Arts and Entertainment

Here’s what it’s like to be a stand-up comedian in Anchorage

"That's depressing," Anchorage stand-up comic Matt Burgoon said after I told him Alaska Dispatch News was interested in running a story about Anchorage's stand-up scene.

Burgoon, who during a set said he "looks like Macaulay Culkin if he let himself go," is a member of a small, but dedicated group of comics who perform nearly every Wednesday and Sunday during open-mic night at Chilkoot Charlie's. In the winter between 10 to 15 audience members typically filled the barroom. Despite the small crowds, Burgoon structures his life around stand-up. He schedules his college classes around open mics and annoys his girlfriend late at night asking her opinion about jokes that pop into his head.

Matt Collins is a KWHL DJ by day and Koot's open mic host by night. He's been telling jokes on Anchorage stages for seven years.

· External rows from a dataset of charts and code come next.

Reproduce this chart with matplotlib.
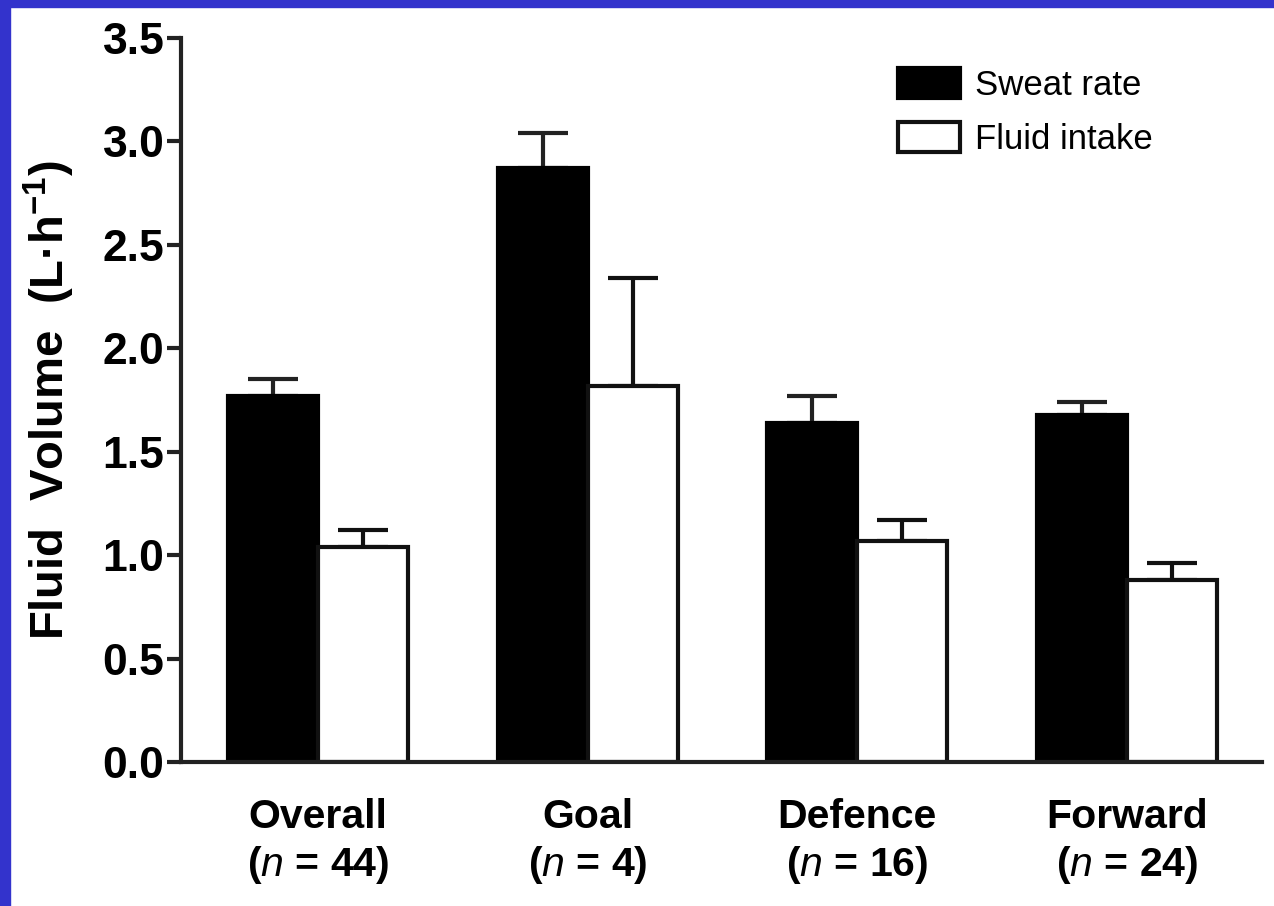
import matplotlib
matplotlib.use('Agg')
import matplotlib.pyplot as plt
import numpy as np
from matplotlib.patches import Rectangle

plt.rcParams['font.family'] = ['Liberation Sans', 'DejaVu Sans']
plt.rcParams['mathtext.fontset'] = 'custom'
plt.rcParams['mathtext.rm'] = 'Liberation Sans:bold'
plt.rcParams['mathtext.it'] = 'Liberation Sans:italic'
plt.rcParams['mathtext.default'] = 'rm'

# ── Dados ─────────────────────────────────────────────────────────────────
grupos = ['Overall', 'Goal', 'Defence', 'Forward']
n_grupo = [44, 4, 16, 24]
sweat_rate = [1.77, 2.87, 1.64, 1.68]
sweat_err = [0.08, 0.17, 0.13, 0.06]
fluid_intake = [1.04, 1.82, 1.07, 0.88]
fluid_err = [0.08, 0.52, 0.10, 0.08]

# ── Figura ────────────────────────────────────────────────────────────────
fig = plt.figure(figsize=(12.74, 9.06), dpi=100)
ax = fig.add_axes([0.1421, 0.1589, 0.8485, 0.7991])

x = np.arange(len(grupos))
w = 1 / 3
ax.bar(x - w / 2, sweat_rate, w, color='black', edgecolor='black',
       linewidth=3, label='Sweat rate', zorder=2)
ax.bar(x + w / 2, fluid_intake, w, color='white', edgecolor='#111111',
       linewidth=3, label='Fluid intake', zorder=2)
ax.errorbar(x - w / 2, sweat_rate, yerr=[np.zeros(4), sweat_err], fmt='none',
            ecolor='#222222', elinewidth=3, capsize=18, capthick=3, zorder=1)
ax.errorbar(x + w / 2, fluid_intake, yerr=[np.zeros(4), fluid_err], fmt='none',
            ecolor='#111111', elinewidth=3, capsize=18, capthick=3, zorder=1)

ax.set_xlim(-0.507, 3.5)
ax.set_ylim(0, 3.5)
ax.set_yticks(np.arange(0, 3.51, 0.5))
ax.set_yticklabels([f'{v:.1f}' for v in np.arange(0, 3.51, 0.5)],
                   fontsize=32, fontweight='bold')
ax.set_xticks(x)
ax.set_xticklabels([f'{g}\n($\\mathit{{n}}$ = {n})' for g, n in zip(grupos, n_grupo)],
                   fontsize=29.5, fontweight='bold', linespacing=1.25)
ax.tick_params(axis='x', length=0, pad=26)
ax.tick_params(axis='y', length=10, width=3, pad=2, color='#222222')
for s in ['top', 'right']:
    ax.spines[s].set_visible(False)
for s in ['left', 'bottom']:
    ax.spines[s].set_linewidth(3)
    ax.spines[s].set_color('#222222')

ax.set_ylabel('Fluid  Volume  (L·h$^{-1}$)', fontsize=34, fontweight='bold',
              labelpad=18)

ax.legend(loc='upper left', bbox_to_anchor=(898 / 1274, 1 - 68 / 906),
          bbox_transform=fig.transFigure, frameon=False, borderpad=0,
          borderaxespad=0, fontsize=25, handlelength=1.8, handleheight=0.95,
          labelspacing=0.58, handletextpad=0.43)

# moldura azul (esquerda e topo)
fig.patches.append(Rectangle((0, 0), 10 / 1274, 1, transform=fig.transFigure,
                             color='#3333cc', zorder=10))
fig.patches.append(Rectangle((0, 1 - 7 / 906), 1, 7 / 906,
                             transform=fig.transFigure, color='#3333cc',
                             zorder=10))

fig.savefig('out.png', dpi=100)
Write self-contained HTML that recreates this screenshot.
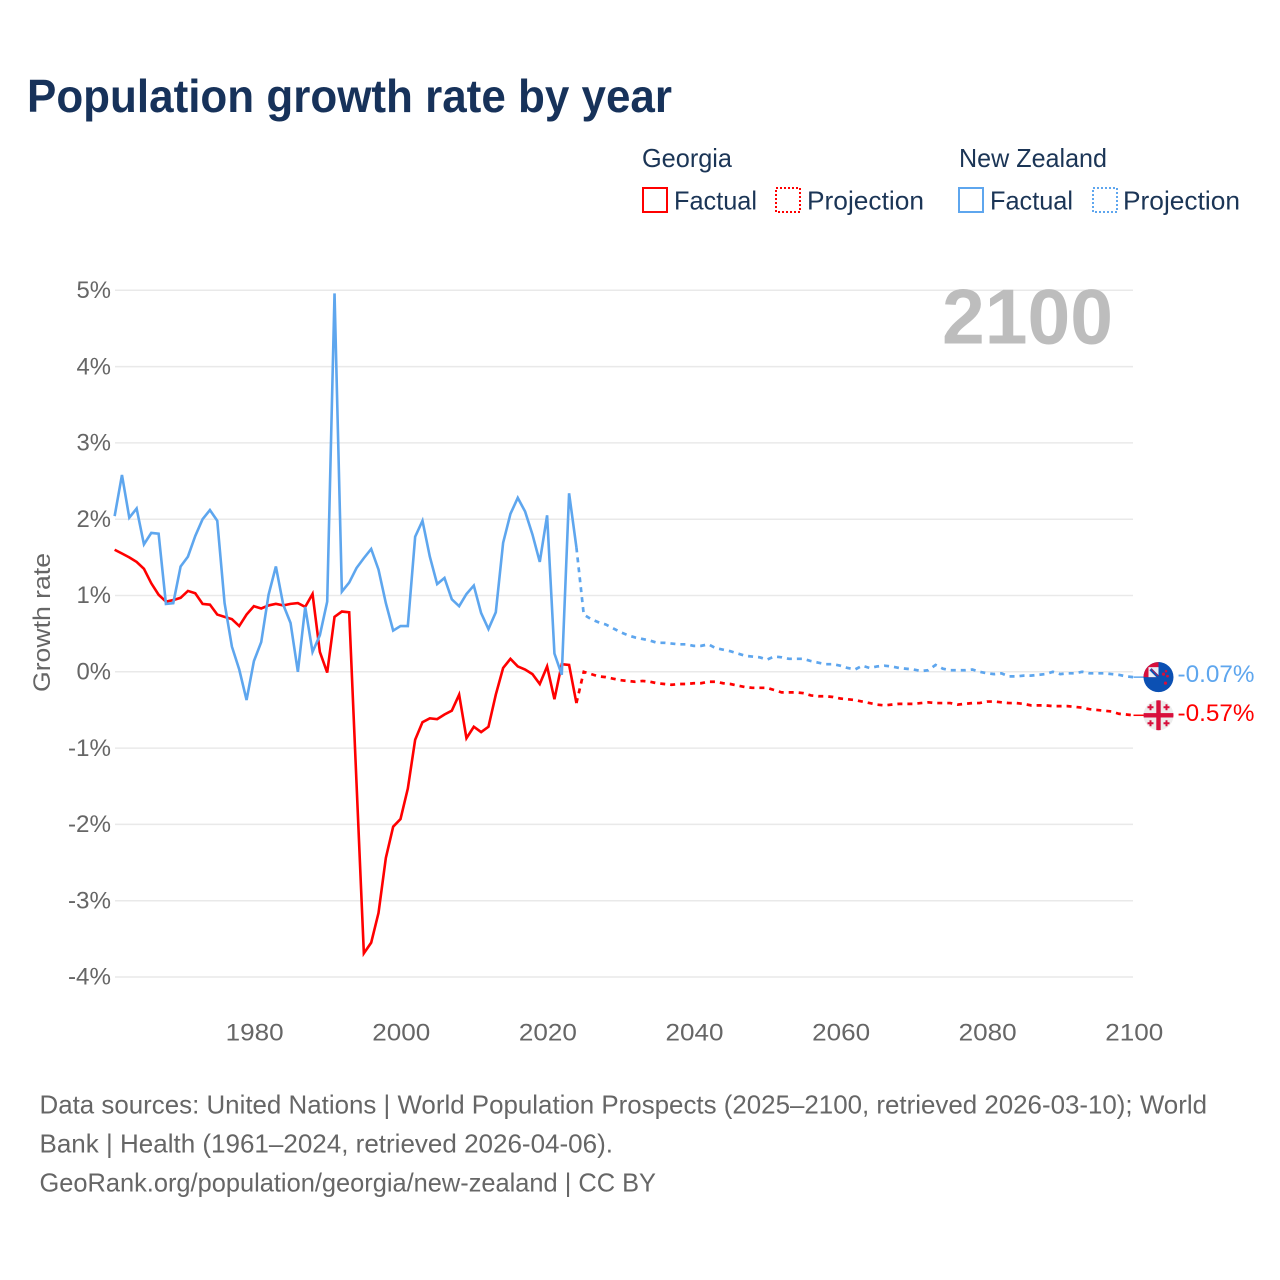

In 2015, he performed more than 100 times in venues across the city, mostly at Koot's.

"It can get really demoralizing, sometimes, doing open mics," Collins said. "We'll have weeks, months where no one shows up and it will just be the comics, and then you're just telling a joke to an empty room. Nothing is more isolating than that kind of feeling."

Still, about a dozen comedians show up night after night. When people do come, they're laughing. The comics perform for each other as much as their audience. They view open mic as a way to cut their teeth on new material and test it out on one another. Even if no one's there, they still go at it.

"We've been doing it together for a while," Burgoon said. "There's a core group. We go to everyone's birthday parties and stuff like that. We're pretty incestuous."

Money doesn't drive these comics, who are mostly men in their late 20s and early 30s. There's no way to make a living, or even supplement an income, performing comedy in Anchorage. Passion for the craft drives them, which makes the shows fun to watch, because they're having a hell of a good time.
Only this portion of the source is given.